Louis-Xavier Eyma (16 October 1816 – 20 March 1876) was a 19th-century French journalist and writer, author, among others, of novels, travel books and theater plays.

Biography 
Born in Martinique, an illegitimate son of Louis, a French lawyer who had long worked in New Orleans and Victorine Eyma, Xavier Eyma studied in France and joined the Navy administration in Paris in 1836. He began to write in the Parisian press and in 1840 obtained a first success with his novel Le Médaillon.

Charged with a mission to West Indies in order to study education there (1845), he also traveled to the United States (1846) as French correspondent of the newspaper  La Chronique , which inspired him several travel stories. An editor at the Journal des actionnaires when he was back in France, he returned in 1858 to New-Orleans where his father lived, and worked there as director of the French section of L'Abeille (1858–1859). Among several American personalities, he engaged into a friendship with Washington Irving and visited the plains of Ohio, Mammoth Cave, Leavenworth and Philadelphia.

In New Orleans, he attended the arrival of the rest of the tribe of Seminole on their way to deportation in Arkansas.

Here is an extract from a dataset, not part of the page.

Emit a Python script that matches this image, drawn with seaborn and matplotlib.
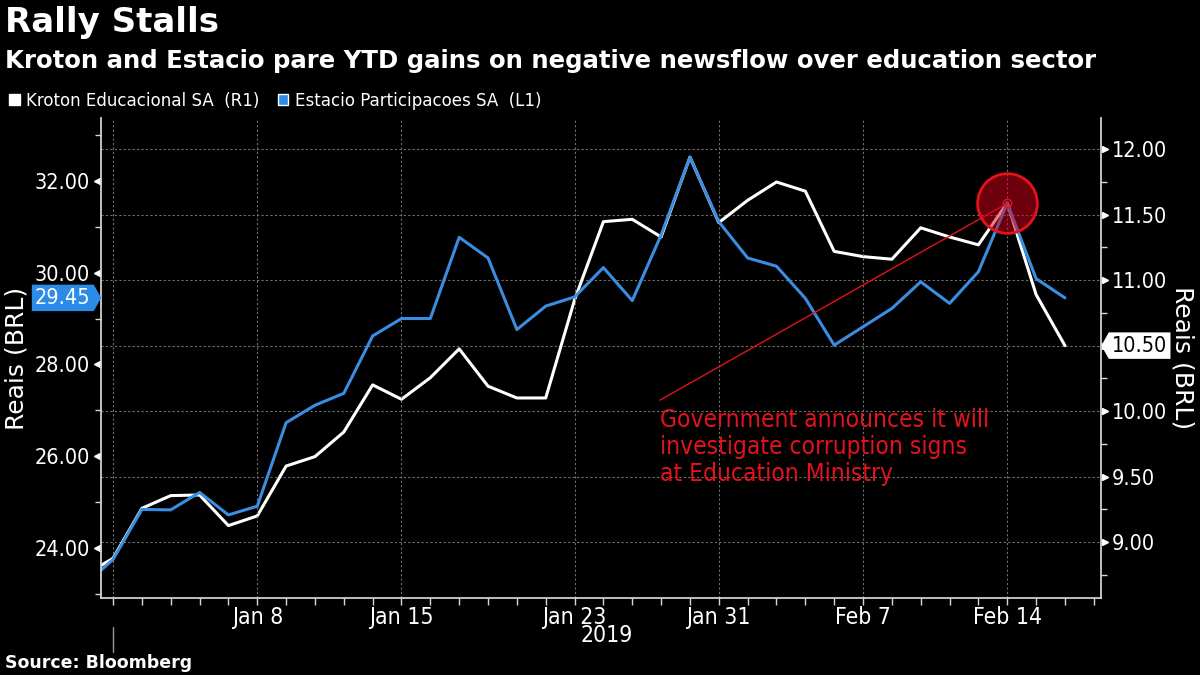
import numpy as np
import pandas as pd
import matplotlib
matplotlib.use("Agg")
import matplotlib.pyplot as plt
import matplotlib.transforms as mtransforms
from matplotlib.patches import Patch
from matplotlib.path import Path
from matplotlib.ticker import FixedLocator, FormatStrFormatter
import seaborn as sns

# trading days on the chart (Dec 27 is cut by the left edge)
dates = ["2018-12-27", "2018-12-28",
         "2019-01-02", "2019-01-03", "2019-01-04", "2019-01-07", "2019-01-08",
         "2019-01-09", "2019-01-10", "2019-01-11", "2019-01-14", "2019-01-15",
         "2019-01-16", "2019-01-17", "2019-01-18", "2019-01-21", "2019-01-22",
         "2019-01-23", "2019-01-24", "2019-01-28", "2019-01-29", "2019-01-30",
         "2019-01-31", "2019-02-01", "2019-02-04", "2019-02-05", "2019-02-06",
         "2019-02-07", "2019-02-08", "2019-02-11", "2019-02-12", "2019-02-13",
         "2019-02-14", "2019-02-15", "2019-02-18"]

# Kroton Educacional SA, right axis (R1)
kroton = [8.745, 8.875, 9.257, 9.354, 9.359, 9.125, 9.199, 9.58, 9.652, 9.84,
          10.20, 10.09, 10.255, 10.475, 10.19, 10.10, 10.10, 10.85, 11.447, 11.465,
          11.33, 11.94, 11.44, 11.61, 11.75, 11.68, 11.22, 11.18, 11.16, 11.40,
          11.33, 11.27, 11.59, 10.89, 10.50]

# Estacio Participacoes SA, left axis (L1)
estacio = [23.19, 23.75, 24.84, 24.83, 25.21, 24.72, 24.91, 26.73, 27.11, 27.37,
           28.62, 29.00, 29.00, 30.77, 30.32, 28.76, 29.27, 29.47, 30.11, 29.39,
           30.82, 32.51, 31.11, 30.32, 30.14, 29.44, 28.42, 28.82, 29.22, 29.80,
           29.33, 30.02, 31.51, 29.87, 29.45]

tick_dates = ["2019-01-08", "2019-01-15", "2019-01-23", "2019-01-31", "2019-02-07", "2019-02-14"]
tick_labels = ["Jan 8", "Jan 15", "Jan 23", "Jan 31", "Feb 7", "Feb 14"]
year_break = "2018-12-28"
left_ticks = [24, 26, 28, 30, 32]
left_minor = [23, 25, 27, 29, 31, 33]
right_ticks = [9.0, 9.5, 10.0, 10.5, 11.0, 11.5, 12.0]
right_minor = [8.75, 9.25, 9.75, 10.25, 10.75, 11.25, 11.75]
event_date = "2019-02-14"
note = "Government announces it will\ninvestigate corruption signs\nat Education Ministry"

BLUE = "#3a8de0"
TAG_BLUE = "#2b8be6"
RED = "#e3121b"
GRID = "#707070"
AXC = "#d8d8d8"

sns.set_theme(style="dark", rc={
    "figure.facecolor": "black", "axes.facecolor": "black", "savefig.facecolor": "black",
    "text.color": "white", "axes.labelcolor": "white",
    "xtick.color": "white", "ytick.color": "white",
})
plt.rcParams["font.family"] = ["DejaVu Sans"]
plt.rcParams["font.stretch"] = "condensed"

df = pd.DataFrame({"date": pd.to_datetime(dates), "kroton": kroton, "estacio": estacio})
df["day"] = np.arange(len(df))
pos = dict(zip(dates, df["day"]))

fig = plt.figure(figsize=(12, 6.75), dpi=100)
ax = fig.add_axes([0.0842, 0.1141, 0.8333, 0.7111])
ax2 = ax.twinx()
ax.set_zorder(ax2.get_zorder() + 1)
ax.patch.set_visible(False)

sns.lineplot(data=df, x="day", y="kroton", ax=ax2, color="white", lw=2.2)
sns.lineplot(data=df, x="day", y="estacio", ax=ax, color=BLUE, lw=2.2)

ax.set_xlim(0.584, 35.25)
ax.set_ylim(22.91, 33.37)
ax2.set_ylim(8.572, 12.239)

# grid
ax2.set_yticks(right_ticks)
ax2.set_yticks(right_minor, minor=True)
ax2.yaxis.grid(True, color=GRID, ls=(0, (2, 2)), lw=0.8)
ax2.xaxis.grid(False)
xt = [pos[year_break]] + [pos[d] for d in tick_dates]
ax.set_xticks(xt)
ax.set_xticklabels([""] + tick_labels)
ax.xaxis.set_minor_locator(FixedLocator(np.arange(1, len(dates) + 1)))
ax.xaxis.grid(True, color=GRID, ls=(0, (2, 2)), lw=0.8)
ax.yaxis.grid(False)
ax.set_axisbelow(True)

for s in ax.spines.values():
    s.set_color(AXC)
for s in ax2.spines.values():
    s.set_color(AXC)
ax.spines["top"].set_visible(False)
ax.spines["right"].set_visible(False)
ax2.spines["top"].set_visible(False)
ax2.spines["left"].set_visible(False)
ax2.spines["bottom"].set_visible(False)

ax.tick_params(axis="x", which="both", direction="out", length=5, width=1,
               color=AXC, labelsize=16.5, pad=0.5, bottom=True)

ax.set_yticks(left_ticks)
ax.set_yticks(left_minor, minor=True)
ax.yaxis.set_major_formatter(FormatStrFormatter("%.2f"))
ax.tick_params(axis="y", which="major", length=0, pad=8, labelsize=15.5, left=True)
ax.tick_params(axis="y", which="minor", length=4, width=1, direction="out", color=AXC, left=True)
ax2.yaxis.set_major_formatter(FormatStrFormatter("%.2f"))
ax2.tick_params(axis="y", which="major", length=0, pad=8, labelsize=15.5, right=True)
ax2.tick_params(axis="y", which="minor", length=4, width=1, direction="out", color=AXC, right=True)

# triangle tick marks
ltr = mtransforms.blended_transform_factory(ax.transAxes, ax.transData)
rtr = mtransforms.blended_transform_factory(ax2.transAxes, ax2.transData)
ax.plot(np.full(len(left_ticks), -0.004), left_ticks, marker="<", ls="none", ms=5,
        color="white", transform=ltr, clip_on=False)
ax2.plot(np.full(len(right_ticks), 1.004), right_ticks, marker=">", ls="none", ms=5,
         color="white", transform=rtr, clip_on=False)

ax.set_xlabel("")
ax.set_ylabel("Reais (BRL)", fontsize=18, fontstretch="normal")
ax.yaxis.set_label_coords(-0.073, 0.5)
ax2.set_ylabel("Reais (BRL)", fontsize=18, fontstretch="normal", rotation=270, va="bottom")
ax2.yaxis.set_label_coords(1.070, 0.5)

# year label and break mark
btr = mtransforms.blended_transform_factory(ax.transData, ax.transAxes)
ax.plot([pos[year_break]] * 2, [-0.06, -0.1125], color="#9a9a9a", lw=1,
        transform=btr, clip_on=False)
ax.text(0.506, -0.079, "2019", transform=ax.transAxes, ha="center", va="center",
        fontsize=16.5, color="white")


def tag_shape(direction):
    def shape(x0, y0, width, height, mutation_size):
        pad = 0.15 * mutation_size
        x0, y0 = x0 - pad, y0 - pad
        x1, y1 = x0 + width + 2 * pad, y0 + height + 2 * pad
        ym = (y0 + y1) / 2
        tip = 0.28 * (y1 - y0)
        if direction == "right":
            verts = [(x0, y0), (x1, y0), (x1 + tip, ym), (x1, y1), (x0, y1), (x0, y0)]
        else:
            verts = [(x0, y0), (x1, y0), (x1, y1), (x0, y1), (x0 - tip, ym), (x0, y0)]
        return Path(verts, closed=True)
    return shape


ax.text(-0.0105, estacio[-1], f"{estacio[-1]:.2f}", transform=ltr, ha="right", va="center",
        fontsize=15.5, color="white",
        bbox=dict(boxstyle=tag_shape("right"), fc=TAG_BLUE, ec="none"))
ax2.text(1.011, kroton[-1], f"{kroton[-1]:.2f}", transform=rtr, ha="left", va="center",
         fontsize=15.5, color="black",
         bbox=dict(boxstyle=tag_shape("left"), fc="white", ec="none"))

# event marker and annotation
ev = pos[event_date]
ev_y = estacio[dates.index(event_date)]
note_x, note_y = 19.96, 27.22
ax.plot(ev, ev_y, marker="o", ms=43, mfc=(0.85, 0.0, 0.1, 0.5), mec=RED, mew=2, zorder=5)
ax.plot(ev, ev_y, marker="o", ms=6, mfc="none", mec=RED, mew=1, zorder=6)
ax.plot([note_x, ev], [note_y, ev_y], color=RED, lw=1, zorder=4)
ax.text(note_x, note_y - 0.17, note, ha="left", va="top", fontsize=17.6, color=RED,
        linespacing=1.16)

# legend
fig.legend(handles=[Patch(fc="white"), Patch(fc=TAG_BLUE)],
           labels=["Kroton Educacional SA  (R1)", "Estacio Participacoes SA  (L1)"],
           loc="center left", bbox_to_anchor=(-0.006, 0.850), ncol=2, frameon=False,
           handlelength=0.55, handleheight=0.55, handletextpad=0.35, columnspacing=1.0,
           fontsize=13.3, labelcolor="white")

fig.text(0.004, 0.966, "Rally Stalls", fontsize=24.5, fontweight="bold",
         fontstretch="normal", va="center", color="white")
fig.text(0.004, 0.910, "Kroton and Estacio pare YTD gains on negative newsflow over education sector",
         fontsize=17.6, fontweight="bold", fontstretch="normal", va="center", color="white")
fig.text(0.004, 0.018, "Source: Bloomberg", fontsize=12.5, fontweight="bold",
         fontstretch="normal", va="center", color="white")

fig.savefig("out.png", dpi=100, facecolor="black")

Although an admirer of the United States, Eyma condemned slavery and the massacre of Indians in his writings.

He then visited Cuba and after he returned to France in 1861, he worked for many newspapers including Le Figaro and La Liberté.

His plays were presented on the most important Parisian stages of the 19th century including Théâtre du Vaudeville, Théâtre des Variétés, and Théâtre de la Porte-Saint-Martin.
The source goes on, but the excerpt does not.